How Transmute Engine Handles Customer Match

Transmute Engine™ runs as a dedicated Node.js server on your own subdomain and already reads your WooCommerce customer database via the inPIPE plugin. Adding a Customer Match outPIPE is architecturally identical to every other outPIPE the engine runs — GA4, Facebook CAPI, Google Ads Enhanced Conversions. One pipeline, one configuration, all destinations. A scheduled Data Manager API sync becomes a checkbox, not a project. No sGTM container. No Firestore. No manual exports.

Key Takeaways

  • Customer Match is Smart Bidding’s audience signal channel — distinct from Enhanced Conversions (event signal) and from LTV (value signal). All three are different inputs.
  • 100 matched members is the minimum for Smart Bidding to use a Customer Match list. Every WooCommerce store with meaningful trading history clears that bar.
  • Match rate trumps list size. Below 30% means hashing is broken. Clean server-side hashing beats a bigger list with dirty CSV hashing.
  • Use the Data Manager API, not the Google Ads API. It’s Google’s own 2026 recommendation, with partial-update support built in.
  • Server-side sync is the only install-once option. CSVs and sGTM+Firestore workflows are ongoing maintenance, not automation.

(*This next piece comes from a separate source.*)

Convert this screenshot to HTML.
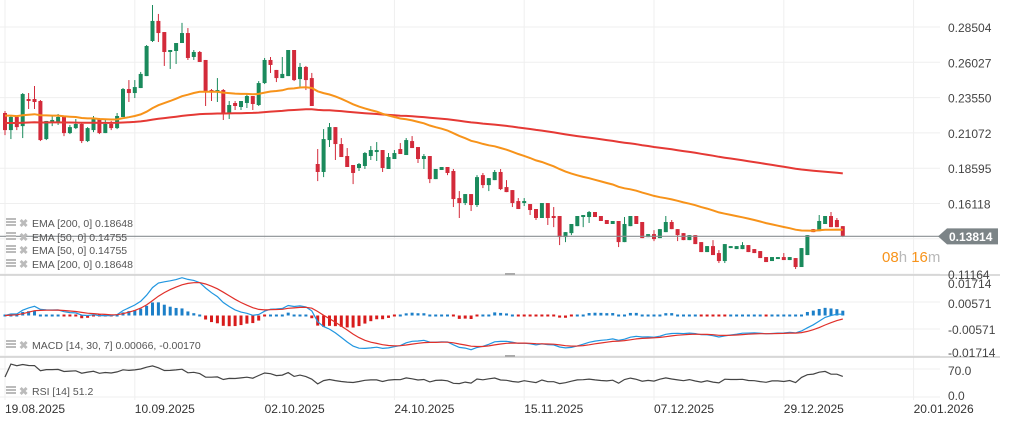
<!DOCTYPE html>
<html><head><meta charset="utf-8">
<style>
html,body{margin:0;padding:0;background:#fff;}
#wrap{position:relative;width:1009px;height:424px;overflow:hidden;font-family:"Liberation Sans",sans-serif;}
svg text{font-family:"Liberation Sans",sans-serif;}
</style></head>
<body>
<div id="wrap">
<svg id="chart" width="1009" height="424" viewBox="0 0 1009 424"></svg>
</div>
<script>
const dateLabels = ["19.08.2025","10.09.2025","02.10.2025","24.10.2025","15.11.2025","07.12.2025","29.12.2025","20.01.2026"];
const dateIndex = [0,22,44,66,88,110,132,154];
const priceTicks = [0.28504,0.26027,0.23550,0.21072,0.18595,0.16118,0.11164];
const macdTicks = [0.01714,0.00571,-0.00571,-0.01714];
const rsiTicks = [70,0];
const lastPrice = 0.13814;
const emaSeed = [0.2233,0.2177];
const opens = [.2247,.2127,.2219,.2155,.2345,.2345,.2331,.2064,.2184,.2184,.2219,.2106,.2141,.2170,.2050,.2127,.2205,.2106,.2170,.2141,.2219,.2415,.2387,.2422,.2506,.2752,.2893,.2815,.2675,.2682,.2738,.2808,.2640,.2675,.2619,.2408,.2394,.2408,.2240,.2317,.2289,.2317,.2366,.2303,.2457,.2619,.2549,.2492,.2506,.2689,.2485,.2570,.2492,.1889,.1833,.2057,.2148,.2029,.1945,.1882,.1861,.1875,.1945,.1973,.1987,.1854,.1924,.1994,.1952,.2050,.2008,.1924,.1945,.1783,.1847,.1868,.1840,.1650,.1615,.1678,.1601,.1811,.1741,.1776,.1833,.1727,.1706,.1629,.1615,.1608,.1573,.1510,.1615,.1524,.1524,.1376,.1404,.1453,.1517,.1517,.1552,.1524,.1496,.1468,.1489,.1341,.1453,.1524,.1482,.1376,.1397,.1369,.1411,.1482,.1432,.1404,.1355,.1390,.1341,.1271,.1313,.1264,.1208,.1299,.1292,.1292,.1320,.1292,.1278,.1236,.1208,.1222,.1236,.1215,.1229,.1166,.1250,.1432,.1418,.1468,.1524,.1496,.1453];
const highs = [.2261,.2226,.2226,.2387,.2387,.2436,.2338,.2191,.2226,.2240,.2226,.2163,.2205,.2177,.2148,.2226,.2212,.2198,.2191,.2247,.2422,.2478,.2478,.2535,.2724,.3005,.2942,.2815,.2689,.2738,.2879,.2843,.2689,.2682,.2619,.2415,.2492,.2415,.2331,.2331,.2331,.2380,.2366,.2471,.2633,.2640,.2549,.2640,.2689,.2689,.2598,.2577,.2528,.1994,.2134,.2177,.2148,.2071,.2001,.1882,.1896,.1973,.2015,.2043,.1987,.1966,.1987,.2036,.2071,.2085,.2008,.1959,.1945,.1854,.1868,.1868,.1854,.1699,.1678,.1678,.1811,.1826,.1790,.1847,.1854,.1776,.1706,.1650,.1650,.1608,.1573,.1615,.1615,.1587,.1524,.1411,.1468,.1524,.1531,.1559,.1552,.1524,.1496,.1489,.1489,.1517,.1524,.1524,.1482,.1397,.1425,.1432,.1524,.1496,.1432,.1404,.1390,.1390,.1341,.1313,.1355,.1285,.1327,.1313,.1313,.1341,.1320,.1292,.1278,.1236,.1236,.1236,.1264,.1236,.1229,.1299,.1390,.1432,.1531,.1524,.1552,.1510,.1453];
const lows = [.2092,.2064,.2127,.2071,.2275,.2275,.2050,.2057,.2155,.2163,.2085,.2099,.2134,.2036,.2043,.2113,.2099,.2106,.2127,.2134,.2219,.2324,.2352,.2422,.2506,.2745,.2745,.2577,.2556,.2591,.2738,.2619,.2619,.2605,.2296,.2331,.2324,.2198,.2205,.2268,.2268,.2282,.2268,.2296,.2450,.2528,.2464,.2492,.2506,.2471,.2429,.2408,.2296,.1769,.1797,.2008,.1917,.1938,.1868,.1748,.1840,.1854,.1917,.1910,.1833,.1854,.1924,.1959,.1952,.2001,.1896,.1854,.1755,.1783,.1847,.1811,.1587,.1510,.1601,.1559,.1587,.1720,.1699,.1776,.1706,.1692,.1587,.1573,.1594,.1531,.1496,.1510,.1461,.1446,.1320,.1341,.1390,.1453,.1446,.1475,.1517,.1489,.1468,.1468,.1306,.1341,.1453,.1468,.1369,.1376,.1348,.1369,.1411,.1432,.1348,.1355,.1355,.1327,.1271,.1271,.1250,.1194,.1194,.1299,.1292,.1292,.1271,.1264,.1229,.1201,.1208,.1222,.1215,.1215,.1152,.1166,.1250,.1411,.1418,.1468,.1446,.1446,.1376];
const closes = [.2127,.2219,.2148,.2380,.2331,.2324,.2057,.2191,.2198,.2219,.2106,.2148,.2170,.2050,.2141,.2205,.2106,.2170,.2141,.2226,.2415,.2387,.2429,.2521,.2717,.2893,.2808,.2675,.2689,.2738,.2808,.2633,.2675,.2605,.2401,.2394,.2408,.2240,.2303,.2296,.2331,.2366,.2310,.2457,.2619,.2584,.2492,.2521,.2689,.2478,.2570,.2478,.2296,.1833,.2064,.2148,.2029,.1938,.1868,.1826,.1889,.1966,.1987,.1987,.1861,.1938,.1966,.1959,.2057,.2001,.1924,.1945,.1783,.1854,.1868,.1826,.1643,.1615,.1678,.1601,.1797,.1741,.1790,.1833,.1713,.1692,.1615,.1573,.1629,.1566,.1510,.1615,.1510,.1510,.1376,.1411,.1468,.1524,.1531,.1552,.1517,.1489,.1468,.1489,.1341,.1468,.1524,.1468,.1369,.1397,.1362,.1432,.1482,.1432,.1390,.1355,.1390,.1327,.1271,.1313,.1250,.1208,.1327,.1313,.1313,.1320,.1271,.1264,.1229,.1201,.1236,.1236,.1215,.1236,.1166,.1299,.1390,.1411,.1489,.1524,.1446,.1446,.1381];

const svg = document.getElementById('chart');
const NS = 'http://www.w3.org/2000/svg';
function mk(tag, attrs, parent){const e=document.createElementNS(NS,tag);for(const k in attrs)e.setAttribute(k,attrs[k]);(parent||svg).appendChild(e);return e;}

// axes
const X0=5, DX=5.9;
function xAt(i){return X0+i*DX;}
function yPrice(v){return 27+(0.28504-v)*1425;}
function yMacd(v){return 315.5-v*2364;}
function yRsi(v){return 397-v*0.4;}

// grid
const grid = mk('g',{});


for(let k=0;k<8;k++){const y=yPrice(0.28504-k*0.024772);mk('line',{x1:0,x2:940,y1:y,y2:y,stroke:'#efefef','stroke-width':1},grid);}
macdTicks.forEach(v=>{const y=yMacd(v)-(v>0.01?0:0);mk('line',{x1:0,x2:940,y1:y,y2:y,stroke:'#efefef'},grid);});
rsiTicks.forEach(v=>{mk('line',{x1:0,x2:940,y1:yRsi(v),y2:yRsi(v),stroke:'#efefef'},grid);});
dateIndex.forEach(i=>{mk('line',{x1:xAt(i),x2:xAt(i),y1:0,y2:400,stroke:'#efefef'},grid);});

// panel separators
const sep1 = mk('line',{x1:0,x2:1000,y1:275,y2:275,stroke:'#cfcfcf','stroke-width':1.5});


const sep2 = mk('line',{x1:0,x2:1000,y1:357,y2:357,stroke:'#cfcfcf','stroke-width':1.5});


mk('rect',{x:505,y:273,width:10,height:2,fill:'#aaa'});
mk('rect',{x:505,y:355,width:10,height:2,fill:'#aaa'});

// EMA computation
function ema(arr, n, seed){const a=2/(n+1);let e=seed;return arr.map(v=>(e=e+a*(v-e)));}
const ema50 = ema(closes,50,emaSeed[0]);
const ema200 = ema(closes,200,emaSeed[1]);

// candles
const cg = mk('g',{});


closes.forEach((c,i)=>{
  const o=opens[i], up=c>=o, col=up?'#1a8a5c':'#d32a3a';
  const x=xAt(i);
  const g=mk('g',{},cg);
  
  
  mk('line',{x1:x,x2:x,y1:yPrice(highs[i]),y2:yPrice(lows[i]),stroke:col,'stroke-width':1},g);
  const yt=yPrice(Math.max(o,c)), yb=yPrice(Math.min(o,c));
  mk('rect',{x:x-2,y:yt,width:4,height:Math.max(1.5,yb-yt),fill:col},g);
});

function pathFrom(vals, yf){return vals.map((v,i)=>(i?'L':'M')+xAt(i).toFixed(1)+','+yf(v).toFixed(1)).join('');}
const e200 = mk('path',{d:pathFrom(ema200,yPrice),fill:'none',stroke:'#e53935','stroke-width':2});


const e50 = mk('path',{d:pathFrom(ema50,yPrice),fill:'none',stroke:'#f7931a','stroke-width':2});



// last price line
const pl = mk('line',{x1:0,x2:940,y1:yPrice(lastPrice),y2:yPrice(lastPrice),stroke:'#8a8f92','stroke-width':1.2});


const ly=yPrice(lastPrice);
const badge = mk('path',{d:`M938,${ly} L947,${ly-8} L998,${ly-8} L998,${ly+8} L947,${ly+8} Z`,fill:'#7c8487'});


const bt = mk('text',{x:949,y:ly+4.5,fill:'#fff','font-size':12,'font-weight':'bold'});
bt.textContent = lastPrice.toFixed(5);


const cd = mk('text',{x:882,y:262,'font-size':15});


cd.innerHTML='<tspan fill="#f7931a">08</tspan><tspan fill="#b8b8b8">h </tspan><tspan fill="#f7931a">16</tspan><tspan fill="#b8b8b8">m</tspan>';

// price axis labels
priceTicks.forEach(v=>{const t=mk('text',{x:948,y:yPrice(v)+5,fill:'#444','font-size':12});t.textContent=v.toFixed(5);

});

// MACD
const m14=ema(closes,14,closes[0]), m30=ema(closes,30,closes[0]);
const macd=m14.map((v,i)=>v-m30[i]);
const sig=ema(macd,7,macd[0]);
const hg=mk('g',{});


macd.forEach((m,i)=>{const h=m-sig[i];const y0=yMacd(0),y1=yMacd(h);let top=Math.min(y0,y1),ht=Math.abs(y1-y0);if(ht<2){ht=2;top=y0-1;}
const r=mk('rect',{x:xAt(i)-1.5,y:top,width:3,height:ht,fill:h>=0?'#1c7fc8':'#d81b1b'},hg);

});
const ml=mk('path',{d:pathFrom(macd,yMacd),fill:'none',stroke:'#2196e0','stroke-width':1.2});


const sl=mk('path',{d:pathFrom(sig,yMacd),fill:'none',stroke:'#e0302a','stroke-width':1.2});


macdTicks.forEach((v,k)=>{const yy=[283,303,329,352][k];const t=mk('text',{x:948,y:yy+5,fill:'#444','font-size':12});t.textContent=v.toFixed(5);

});

// RSI (Wilder)
const rsi=[];let ag=0,al=0;
closes.forEach((c,i)=>{if(i===0){rsi.push(50);return;}const d=c-closes[i-1];const g=Math.max(d,0),l=Math.max(-d,0);
if(i===1){ag=g||0.002;al=l||0.002;}else{ag=(ag*13+g)/14;al=(al*13+l)/14;}rsi.push(100-100/(1+ag/al));});
const rl=mk('path',{d:pathFrom(rsi,yRsi),fill:'none',stroke:'#444','stroke-width':1.2});


[[70,370],[0,395]].forEach(([v,yy])=>{const t=mk('text',{x:948,y:yy+5,fill:'#444','font-size':12});t.textContent=v.toFixed(1);

});

// dates
dateLabels.forEach((d,k)=>{const t=mk('text',{x:xAt(dateIndex[k]),y:413,fill:'#333','font-size':12});t.textContent=d;

});

// legends
function legend(y,text,name){
  const g=mk('g',{});
  
  
  mk('rect',{x:6,y:y-5,width:10,height:2,fill:'#bbb'},g);
  mk('rect',{x:6,y:y-2,width:10,height:2,fill:'#bbb'},g);
  mk('rect',{x:6,y:y+1,width:10,height:2,fill:'#bbb'},g);
  const x=mk('text',{x:19,y:y+4,fill:'#bbb','font-size':11,'font-weight':'bold'},g);x.textContent='✖';
  const t=mk('text',{x:32,y:y+4,fill:'#555','font-size':10.5},g);t.textContent=text;
}
legend(223,'EMA  [200,  0] 0.18648','legend-ema-200');
legend(237,'EMA  [50,  0] 0.14755','legend-ema-50');
legend(250,'EMA  [50,  0] 0.14755','legend-ema-50-b');
legend(264,'EMA  [200,  0] 0.18648','legend-ema-200-b');
legend(345,'MACD  [14, 30, 7] 0.00066,  -0.00170','legend-macd');
legend(391,'RSI  [14]  51.2','legend-rsi');
</script>
</body></html>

Frequently Asked Questions

What is the difference between Google Ads Customer Match and Enhanced Conversions?

Enhanced Conversions sends a hashed email at the moment a single conversion fires — it’s a per-event signal. Customer Match is a persistent audience of every customer you’ve ever had, uploaded as a list Smart Bidding can reference continuously. They are two separate Smart Bidding signal channels, not substitutes for each other.

Should I use the Data Manager API or the Google Ads API for Customer Match uploads in 2026?

Use the Data Manager API. Google now recommends it over the older Google Ads API for all new Customer Match workflows. It offers better match-rate reporting and supports partial updates — adding or removing individual records — rather than full-list replacement.

Why is my Google Ads Customer Match list showing a low match rate?

Match rates below 30% almost always mean the hashing was wrong — emails not lowercased, whitespace not trimmed, phone numbers not in E.164 format, or wrong hash algorithm. Manual CSV workflows (especially ones that pass through Excel) are the most common cause. Server-side hashing from the WooCommerce database fixes this.

Can I upload my WooCommerce customer list to Google Ads without GTM?

Yes. A server-side sync that reads the WooCommerce customer database directly and posts to the Data Manager API on a schedule avoids GTM, server-side GTM, Firestore lookups, and manual CSV exports entirely. GTM is one path to Customer Match, not the only one.

If Smart Bidding is the engine driving your Google Ads account, Customer Match is the audience-signal fuel line it ships without. Wire it in once — server-side, via Data Manager API — and the list stays fresh, the match rate stays clean, and the third signal channel stops being the one you keep meaning to get to.